Sir John Frederick William Herschel (English, 1792-1872)
"No 391 View from below the Temple of Juno, Girgenti Sicily. Temple of Concord in the distance”, 27 June 1824
Camera lucida drawing, pencil on paper
20.0 x 31.0 cm on 25.1 x 38.4 cm paper
Numbered, signed, dated and titled “No 391 / JFW Herschel del Cam Luc. June 27, 1824. / View from below the Temple of Juno. Girgenti Sicily. Temple of Concord in the distance” in ink in border, and “Concord / 36. Temple of [crossed out] seen from / [illegible] of Juno Girgenti” in pencil.

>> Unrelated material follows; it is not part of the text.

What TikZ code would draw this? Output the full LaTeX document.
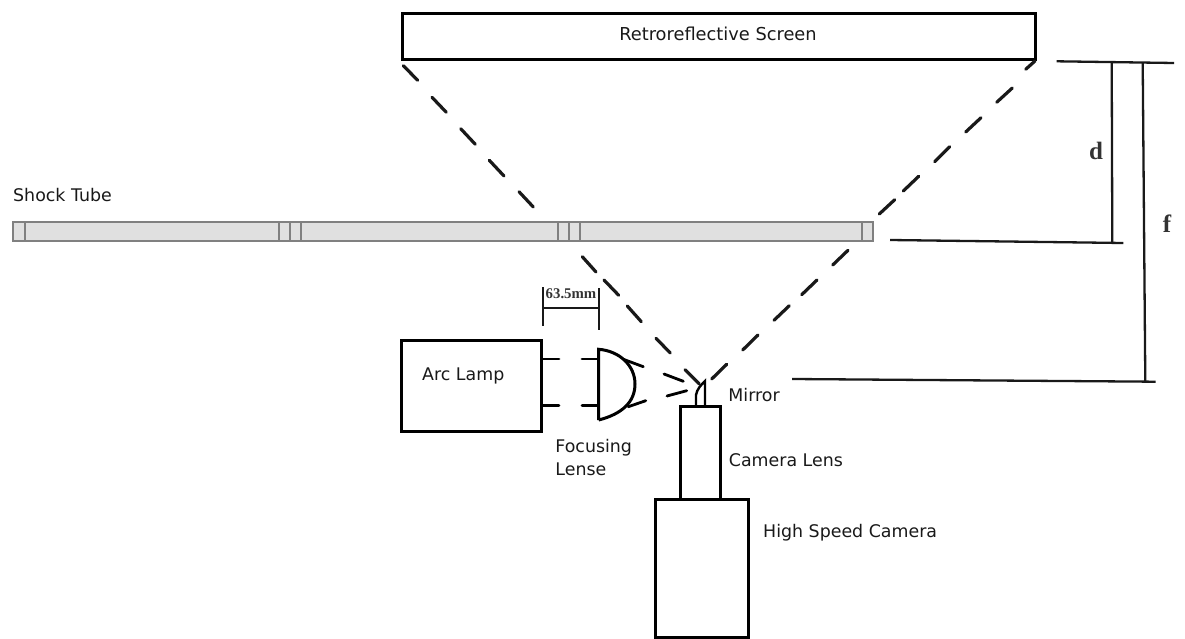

Herschel told his mother that he found it "a most curious place & full of ruins the Rocks being all honeycombed with houses &c and the Temples superb. I have crammed my drawing cases with views of them."1 To Sir William Watson, however, he was more philosophical: "the ruins of ancient Agrigentum... stand now far aloof from the modern town wh has retreated from ye pestilential influence of ye air to ye summit of a hill 2 or 3 miles off. It is incredible what an awful air this circumstance gives them. One must be on ye spot to feel its full effect. It seems as if they were preserved as monuments of wrath as if the curse which devastated still clove to them & caused them to be at once admired & shunned. It is indeed the beauty of desolation, for finer architectural remains can hardly be imagined."2 In 1928, Girgenti reverted to its classical name of Agrigentum.
1Letter, Herschel to his mother, from Catania, 1 July 1824. LO517, Herschel collection, the Humanities Research Center, The University of Texas at Austin.
2Letter, Herschel to Watson, from Palermo, 16 July 1824. LO494. Herschel Collection, the Humanities Research Center, The University of Texas at Austin.